INSTRUCTIONS TO FOLLOW:
Transcribe the material verbatim in full; the pictures do not belong in the copy.

AVAILABLE DATA:
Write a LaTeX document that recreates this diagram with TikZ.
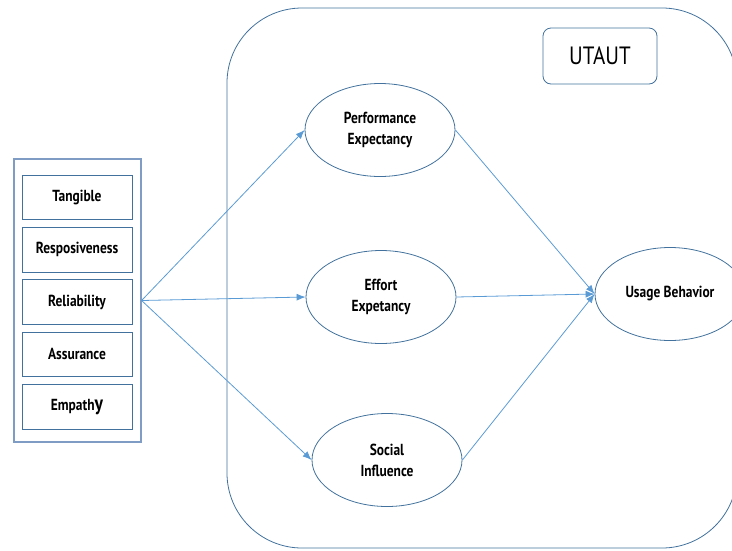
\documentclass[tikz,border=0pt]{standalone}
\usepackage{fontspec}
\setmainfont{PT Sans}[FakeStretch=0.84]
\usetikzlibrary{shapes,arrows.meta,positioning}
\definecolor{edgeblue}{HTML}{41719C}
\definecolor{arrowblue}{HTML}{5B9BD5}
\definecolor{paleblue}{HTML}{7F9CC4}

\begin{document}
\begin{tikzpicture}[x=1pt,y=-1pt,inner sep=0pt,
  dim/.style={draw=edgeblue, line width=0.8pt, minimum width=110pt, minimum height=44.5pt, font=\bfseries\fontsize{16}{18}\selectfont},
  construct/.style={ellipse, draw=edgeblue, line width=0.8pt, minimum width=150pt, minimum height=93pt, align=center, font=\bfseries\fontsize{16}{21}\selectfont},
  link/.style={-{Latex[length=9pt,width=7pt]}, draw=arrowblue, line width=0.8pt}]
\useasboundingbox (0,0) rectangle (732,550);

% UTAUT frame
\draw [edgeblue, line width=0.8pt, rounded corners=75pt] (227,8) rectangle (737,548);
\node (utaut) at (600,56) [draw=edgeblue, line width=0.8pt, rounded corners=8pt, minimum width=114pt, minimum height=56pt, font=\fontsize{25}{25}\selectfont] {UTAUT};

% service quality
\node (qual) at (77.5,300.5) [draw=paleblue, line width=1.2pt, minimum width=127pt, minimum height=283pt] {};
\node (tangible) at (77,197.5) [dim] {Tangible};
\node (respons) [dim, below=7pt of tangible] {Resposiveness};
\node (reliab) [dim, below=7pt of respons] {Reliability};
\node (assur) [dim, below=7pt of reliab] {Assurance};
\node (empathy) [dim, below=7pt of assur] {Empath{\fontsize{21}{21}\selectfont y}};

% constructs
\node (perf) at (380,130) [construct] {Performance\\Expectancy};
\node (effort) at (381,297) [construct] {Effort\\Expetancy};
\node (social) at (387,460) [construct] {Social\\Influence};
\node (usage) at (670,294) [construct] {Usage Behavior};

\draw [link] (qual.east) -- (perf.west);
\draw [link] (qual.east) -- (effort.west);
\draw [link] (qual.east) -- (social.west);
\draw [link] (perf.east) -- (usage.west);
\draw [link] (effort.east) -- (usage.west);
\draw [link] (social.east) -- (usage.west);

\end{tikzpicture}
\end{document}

EXERCISE RESPONSE:
Write a LaTeX document that recreates this diagram with TikZ.
\documentclass[tikz,border=0pt]{standalone}
\usepackage{fontspec}
\setmainfont{PT Sans}[FakeStretch=0.84]
\usetikzlibrary{shapes,arrows.meta,positioning}
\definecolor{edgeblue}{HTML}{41719C}
\definecolor{arrowblue}{HTML}{5B9BD5}
\definecolor{paleblue}{HTML}{7F9CC4}

\begin{document}
\begin{tikzpicture}[x=1pt,y=-1pt,inner sep=0pt,
  dim/.style={draw=edgeblue, line width=0.8pt, minimum width=110pt, minimum height=44.5pt, font=\bfseries\fontsize{16}{18}\selectfont},
  construct/.style={ellipse, draw=edgeblue, line width=0.8pt, minimum width=150pt, minimum height=93pt, align=center, font=\bfseries\fontsize{16}{21}\selectfont},
  link/.style={-{Latex[length=9pt,width=7pt]}, draw=arrowblue, line width=0.8pt}]
\useasboundingbox (0,0) rectangle (732,550);

% UTAUT frame
\draw [edgeblue, line width=0.8pt, rounded corners=75pt] (227,8) rectangle (737,548);
\node (utaut) at (600,56) [draw=edgeblue, line width=0.8pt, rounded corners=8pt, minimum width=114pt, minimum height=56pt, font=\fontsize{25}{25}\selectfont] {UTAUT};

% service quality
\node (qual) at (77.5,300.5) [draw=paleblue, line width=1.2pt, minimum width=127pt, minimum height=283pt] {};
\node (tangible) at (77,197.5) [dim] {Tangible};
\node (respons) [dim, below=7pt of tangible] {Resposiveness};
\node (reliab) [dim, below=7pt of respons] {Reliability};
\node (assur) [dim, below=7pt of reliab] {Assurance};
\node (empathy) [dim, below=7pt of assur] {Empath{\fontsize{21}{21}\selectfont y}};

% constructs
\node (perf) at (380,130) [construct] {Performance\\Expectancy};
\node (effort) at (381,297) [construct] {Effort\\Expetancy};
\node (social) at (387,460) [construct] {Social\\Influence};
\node (usage) at (670,294) [construct] {Usage Behavior};

\draw [link] (qual.east) -- (perf.west);
\draw [link] (qual.east) -- (effort.west);
\draw [link] (qual.east) -- (social.west);
\draw [link] (perf.east) -- (usage.west);
\draw [link] (effort.east) -- (usage.west);
\draw [link] (social.east) -- (usage.west);

\end{tikzpicture}
\end{document}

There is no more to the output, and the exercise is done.